(Collection entries)
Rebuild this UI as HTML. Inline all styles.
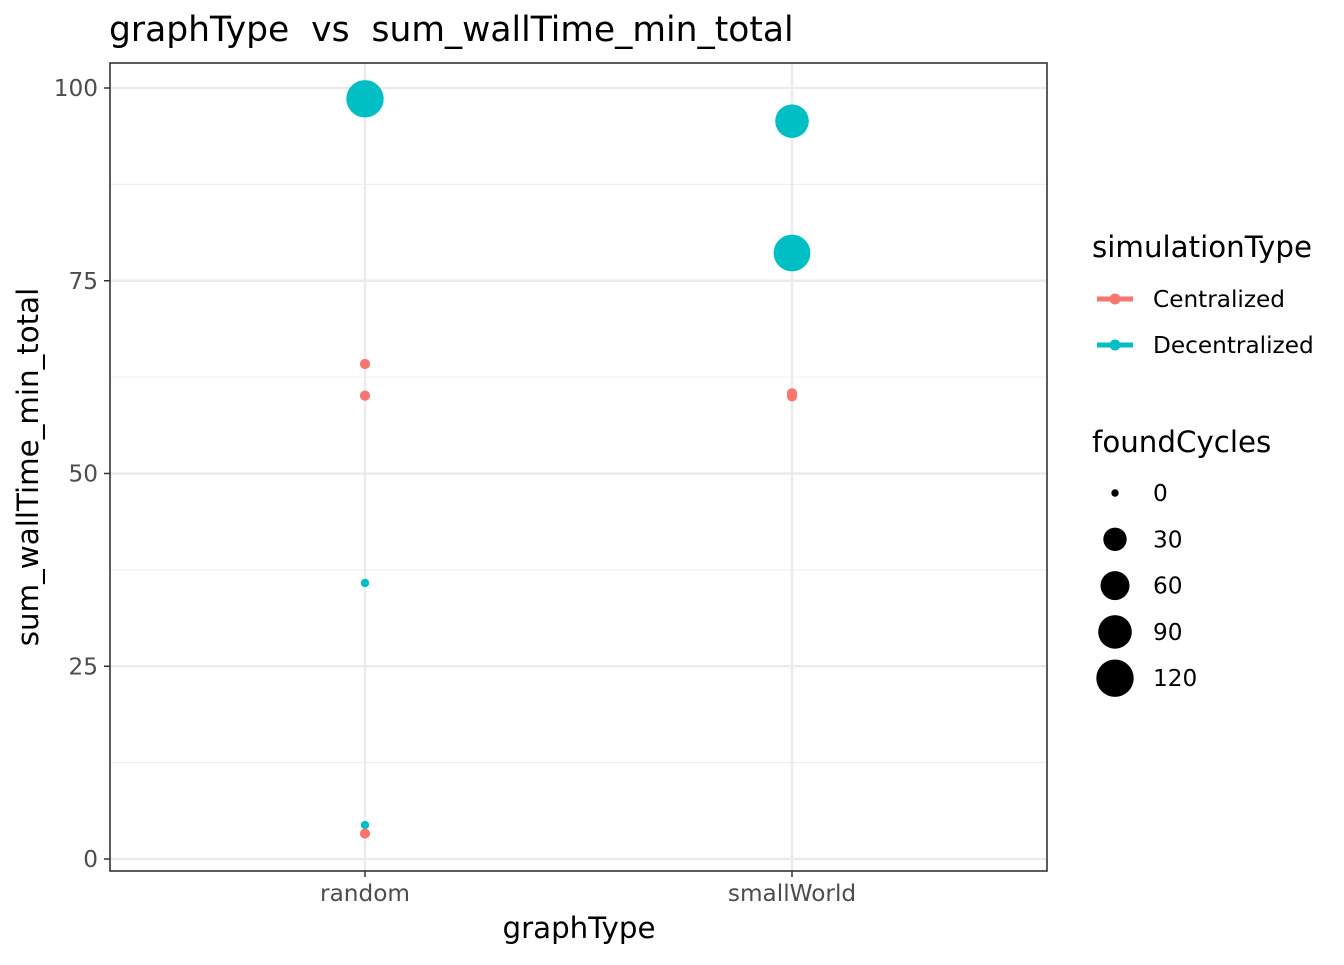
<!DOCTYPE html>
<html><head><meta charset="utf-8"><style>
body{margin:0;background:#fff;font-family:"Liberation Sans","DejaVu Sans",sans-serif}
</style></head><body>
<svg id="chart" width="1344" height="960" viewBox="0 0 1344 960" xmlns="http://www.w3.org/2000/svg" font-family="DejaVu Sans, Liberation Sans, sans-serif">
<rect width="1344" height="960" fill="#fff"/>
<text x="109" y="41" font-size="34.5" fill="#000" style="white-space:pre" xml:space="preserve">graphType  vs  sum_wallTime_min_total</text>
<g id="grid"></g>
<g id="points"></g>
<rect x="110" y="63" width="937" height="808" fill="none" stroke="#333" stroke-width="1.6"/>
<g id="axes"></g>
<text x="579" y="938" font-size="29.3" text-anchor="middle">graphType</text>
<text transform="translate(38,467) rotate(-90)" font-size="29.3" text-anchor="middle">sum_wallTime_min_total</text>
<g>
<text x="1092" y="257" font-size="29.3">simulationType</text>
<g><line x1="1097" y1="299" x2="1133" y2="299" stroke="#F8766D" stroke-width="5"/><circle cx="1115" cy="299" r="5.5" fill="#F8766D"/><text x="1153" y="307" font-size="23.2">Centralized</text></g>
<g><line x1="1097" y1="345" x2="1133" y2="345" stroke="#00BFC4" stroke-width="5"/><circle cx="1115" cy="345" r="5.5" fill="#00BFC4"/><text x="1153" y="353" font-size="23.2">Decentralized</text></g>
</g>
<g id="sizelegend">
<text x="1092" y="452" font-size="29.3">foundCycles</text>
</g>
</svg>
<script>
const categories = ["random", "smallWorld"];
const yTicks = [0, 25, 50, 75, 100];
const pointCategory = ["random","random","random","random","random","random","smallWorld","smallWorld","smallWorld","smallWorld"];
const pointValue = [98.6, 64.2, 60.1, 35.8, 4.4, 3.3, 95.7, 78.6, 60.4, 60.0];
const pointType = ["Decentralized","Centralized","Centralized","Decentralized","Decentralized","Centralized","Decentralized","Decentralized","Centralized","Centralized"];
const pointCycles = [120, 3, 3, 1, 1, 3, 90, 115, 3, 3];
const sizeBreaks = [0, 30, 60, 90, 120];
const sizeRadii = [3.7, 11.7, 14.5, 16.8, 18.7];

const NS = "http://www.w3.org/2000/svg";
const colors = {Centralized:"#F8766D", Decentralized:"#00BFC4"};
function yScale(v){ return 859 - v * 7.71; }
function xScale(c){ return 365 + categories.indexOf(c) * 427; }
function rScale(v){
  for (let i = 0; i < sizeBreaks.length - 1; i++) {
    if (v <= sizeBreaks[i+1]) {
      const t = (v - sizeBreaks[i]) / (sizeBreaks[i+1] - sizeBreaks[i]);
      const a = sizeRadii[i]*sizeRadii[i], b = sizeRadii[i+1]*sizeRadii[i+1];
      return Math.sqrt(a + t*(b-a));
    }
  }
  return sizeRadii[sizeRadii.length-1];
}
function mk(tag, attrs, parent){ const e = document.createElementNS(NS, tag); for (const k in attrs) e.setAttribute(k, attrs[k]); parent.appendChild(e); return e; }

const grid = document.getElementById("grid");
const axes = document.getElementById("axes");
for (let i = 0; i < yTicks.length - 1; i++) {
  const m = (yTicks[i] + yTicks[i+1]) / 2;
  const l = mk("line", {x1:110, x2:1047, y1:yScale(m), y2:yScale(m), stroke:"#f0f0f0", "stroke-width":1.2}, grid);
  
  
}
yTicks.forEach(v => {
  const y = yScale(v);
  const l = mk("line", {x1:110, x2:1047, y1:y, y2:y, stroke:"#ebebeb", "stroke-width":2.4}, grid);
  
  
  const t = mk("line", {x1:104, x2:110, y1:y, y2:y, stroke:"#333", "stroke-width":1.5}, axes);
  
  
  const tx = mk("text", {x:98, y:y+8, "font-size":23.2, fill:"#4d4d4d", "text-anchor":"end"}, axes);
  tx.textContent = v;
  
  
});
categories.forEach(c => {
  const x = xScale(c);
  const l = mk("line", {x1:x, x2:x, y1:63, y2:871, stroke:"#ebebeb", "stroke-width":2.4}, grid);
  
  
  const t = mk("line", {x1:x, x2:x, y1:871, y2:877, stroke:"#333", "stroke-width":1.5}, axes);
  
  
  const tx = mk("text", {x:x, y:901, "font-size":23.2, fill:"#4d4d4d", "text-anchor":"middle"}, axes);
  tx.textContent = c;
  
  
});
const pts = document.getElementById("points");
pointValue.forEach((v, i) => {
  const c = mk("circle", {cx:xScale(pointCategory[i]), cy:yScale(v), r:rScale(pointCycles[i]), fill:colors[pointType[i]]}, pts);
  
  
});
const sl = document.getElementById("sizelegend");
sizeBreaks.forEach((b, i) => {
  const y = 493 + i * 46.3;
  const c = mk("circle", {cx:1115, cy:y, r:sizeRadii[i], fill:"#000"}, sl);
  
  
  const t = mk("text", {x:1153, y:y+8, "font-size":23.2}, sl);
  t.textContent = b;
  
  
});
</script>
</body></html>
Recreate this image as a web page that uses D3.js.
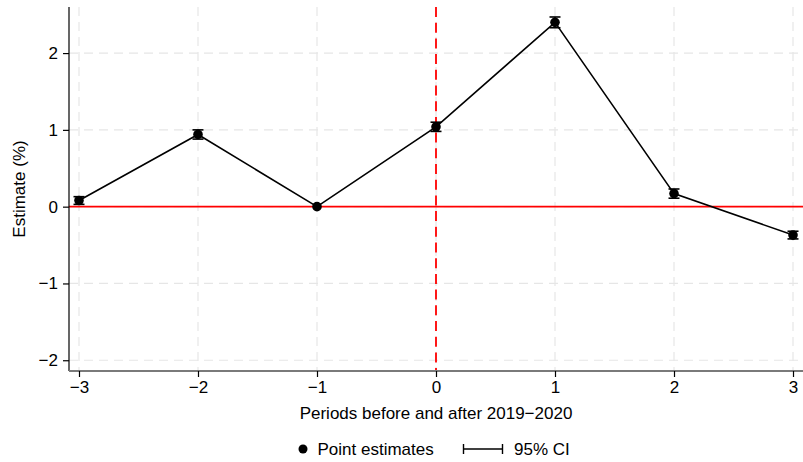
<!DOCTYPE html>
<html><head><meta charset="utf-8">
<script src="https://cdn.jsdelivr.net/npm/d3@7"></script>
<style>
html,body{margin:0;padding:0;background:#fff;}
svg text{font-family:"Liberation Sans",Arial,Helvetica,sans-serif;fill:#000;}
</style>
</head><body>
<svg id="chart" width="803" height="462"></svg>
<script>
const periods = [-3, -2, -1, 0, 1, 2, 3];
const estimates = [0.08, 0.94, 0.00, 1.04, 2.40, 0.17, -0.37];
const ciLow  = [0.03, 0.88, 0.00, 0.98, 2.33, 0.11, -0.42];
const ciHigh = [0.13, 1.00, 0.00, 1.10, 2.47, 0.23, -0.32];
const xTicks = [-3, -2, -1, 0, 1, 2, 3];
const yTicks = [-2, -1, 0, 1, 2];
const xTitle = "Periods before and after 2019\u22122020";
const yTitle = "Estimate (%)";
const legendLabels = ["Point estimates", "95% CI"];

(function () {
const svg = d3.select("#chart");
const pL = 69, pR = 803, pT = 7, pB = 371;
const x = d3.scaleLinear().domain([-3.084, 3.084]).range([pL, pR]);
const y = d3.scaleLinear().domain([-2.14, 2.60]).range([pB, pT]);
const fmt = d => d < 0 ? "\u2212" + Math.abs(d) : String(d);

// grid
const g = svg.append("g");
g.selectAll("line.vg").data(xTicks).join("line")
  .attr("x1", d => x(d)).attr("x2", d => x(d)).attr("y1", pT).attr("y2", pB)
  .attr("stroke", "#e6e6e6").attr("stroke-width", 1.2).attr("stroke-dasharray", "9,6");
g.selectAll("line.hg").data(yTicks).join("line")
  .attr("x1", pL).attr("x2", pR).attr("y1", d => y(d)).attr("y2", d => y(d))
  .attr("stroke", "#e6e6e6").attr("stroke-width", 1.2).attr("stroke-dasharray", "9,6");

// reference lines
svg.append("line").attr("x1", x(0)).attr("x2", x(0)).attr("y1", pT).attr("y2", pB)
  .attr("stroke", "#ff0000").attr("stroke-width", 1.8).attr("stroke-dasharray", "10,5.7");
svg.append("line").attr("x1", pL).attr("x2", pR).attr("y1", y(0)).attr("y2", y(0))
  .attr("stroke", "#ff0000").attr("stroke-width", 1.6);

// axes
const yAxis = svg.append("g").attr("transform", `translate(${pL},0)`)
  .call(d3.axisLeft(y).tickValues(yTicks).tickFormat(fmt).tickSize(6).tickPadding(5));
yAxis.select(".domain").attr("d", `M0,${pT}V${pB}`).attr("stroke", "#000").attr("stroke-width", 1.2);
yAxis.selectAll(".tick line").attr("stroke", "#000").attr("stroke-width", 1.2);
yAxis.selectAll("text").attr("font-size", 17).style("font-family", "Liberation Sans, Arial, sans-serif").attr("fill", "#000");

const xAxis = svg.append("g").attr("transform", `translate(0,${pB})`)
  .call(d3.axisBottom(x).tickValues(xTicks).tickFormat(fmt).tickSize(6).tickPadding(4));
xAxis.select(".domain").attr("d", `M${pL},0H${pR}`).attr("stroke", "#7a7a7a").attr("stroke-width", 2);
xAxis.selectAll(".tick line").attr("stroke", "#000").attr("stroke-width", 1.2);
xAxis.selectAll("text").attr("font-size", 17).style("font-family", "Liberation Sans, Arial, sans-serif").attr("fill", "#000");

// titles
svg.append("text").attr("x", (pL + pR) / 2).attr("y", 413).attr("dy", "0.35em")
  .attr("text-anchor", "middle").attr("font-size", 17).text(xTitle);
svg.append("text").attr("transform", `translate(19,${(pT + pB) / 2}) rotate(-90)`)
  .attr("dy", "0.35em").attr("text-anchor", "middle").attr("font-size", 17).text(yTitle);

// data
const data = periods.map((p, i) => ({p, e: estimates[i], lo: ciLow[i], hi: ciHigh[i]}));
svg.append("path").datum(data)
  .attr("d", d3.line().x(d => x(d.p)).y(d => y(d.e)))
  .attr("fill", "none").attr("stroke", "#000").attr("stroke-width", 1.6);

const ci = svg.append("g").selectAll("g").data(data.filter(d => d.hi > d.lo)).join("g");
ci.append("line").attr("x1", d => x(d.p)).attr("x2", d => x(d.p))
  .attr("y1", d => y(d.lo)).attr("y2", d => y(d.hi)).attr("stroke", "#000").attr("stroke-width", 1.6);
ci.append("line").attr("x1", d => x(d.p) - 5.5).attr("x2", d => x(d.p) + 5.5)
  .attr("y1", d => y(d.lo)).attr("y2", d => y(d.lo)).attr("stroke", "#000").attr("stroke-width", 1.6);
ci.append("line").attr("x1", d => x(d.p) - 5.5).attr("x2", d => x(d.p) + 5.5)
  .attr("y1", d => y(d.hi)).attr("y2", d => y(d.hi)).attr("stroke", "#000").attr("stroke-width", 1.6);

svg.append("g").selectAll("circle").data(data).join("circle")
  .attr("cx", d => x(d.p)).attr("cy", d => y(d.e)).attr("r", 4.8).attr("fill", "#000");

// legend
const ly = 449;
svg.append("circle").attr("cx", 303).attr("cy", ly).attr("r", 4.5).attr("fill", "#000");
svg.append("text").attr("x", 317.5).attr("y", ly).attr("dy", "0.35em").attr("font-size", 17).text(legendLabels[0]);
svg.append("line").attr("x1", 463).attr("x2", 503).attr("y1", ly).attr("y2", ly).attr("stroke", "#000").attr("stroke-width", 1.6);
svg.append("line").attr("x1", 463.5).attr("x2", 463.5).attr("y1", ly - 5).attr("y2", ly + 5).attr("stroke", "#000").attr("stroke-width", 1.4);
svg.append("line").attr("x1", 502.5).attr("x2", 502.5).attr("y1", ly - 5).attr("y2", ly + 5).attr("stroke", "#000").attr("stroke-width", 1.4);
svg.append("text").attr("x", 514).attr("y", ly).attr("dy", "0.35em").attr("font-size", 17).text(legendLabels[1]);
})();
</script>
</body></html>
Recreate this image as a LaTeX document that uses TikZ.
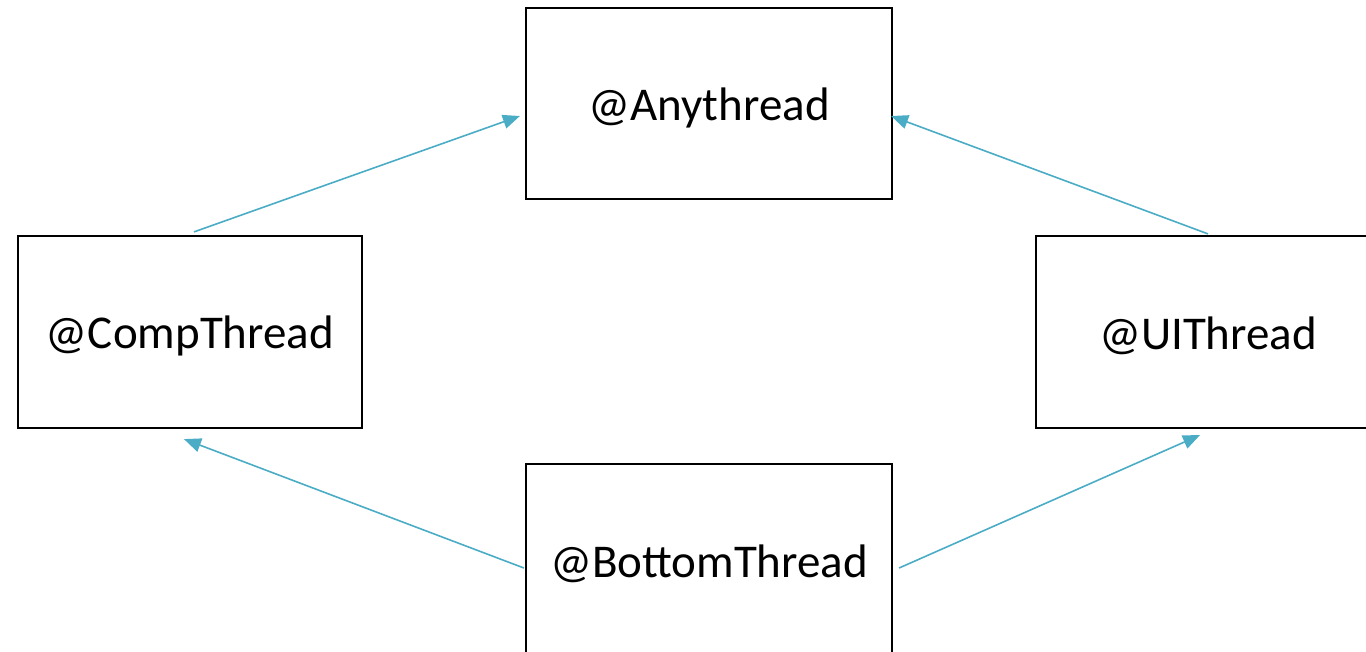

Set exercise - Report each line in the data that holds the word "uses".

Task output -
Recreate this image as a web page that uses D3.js.
Recreate this image as a LaTeX document that uses TikZ.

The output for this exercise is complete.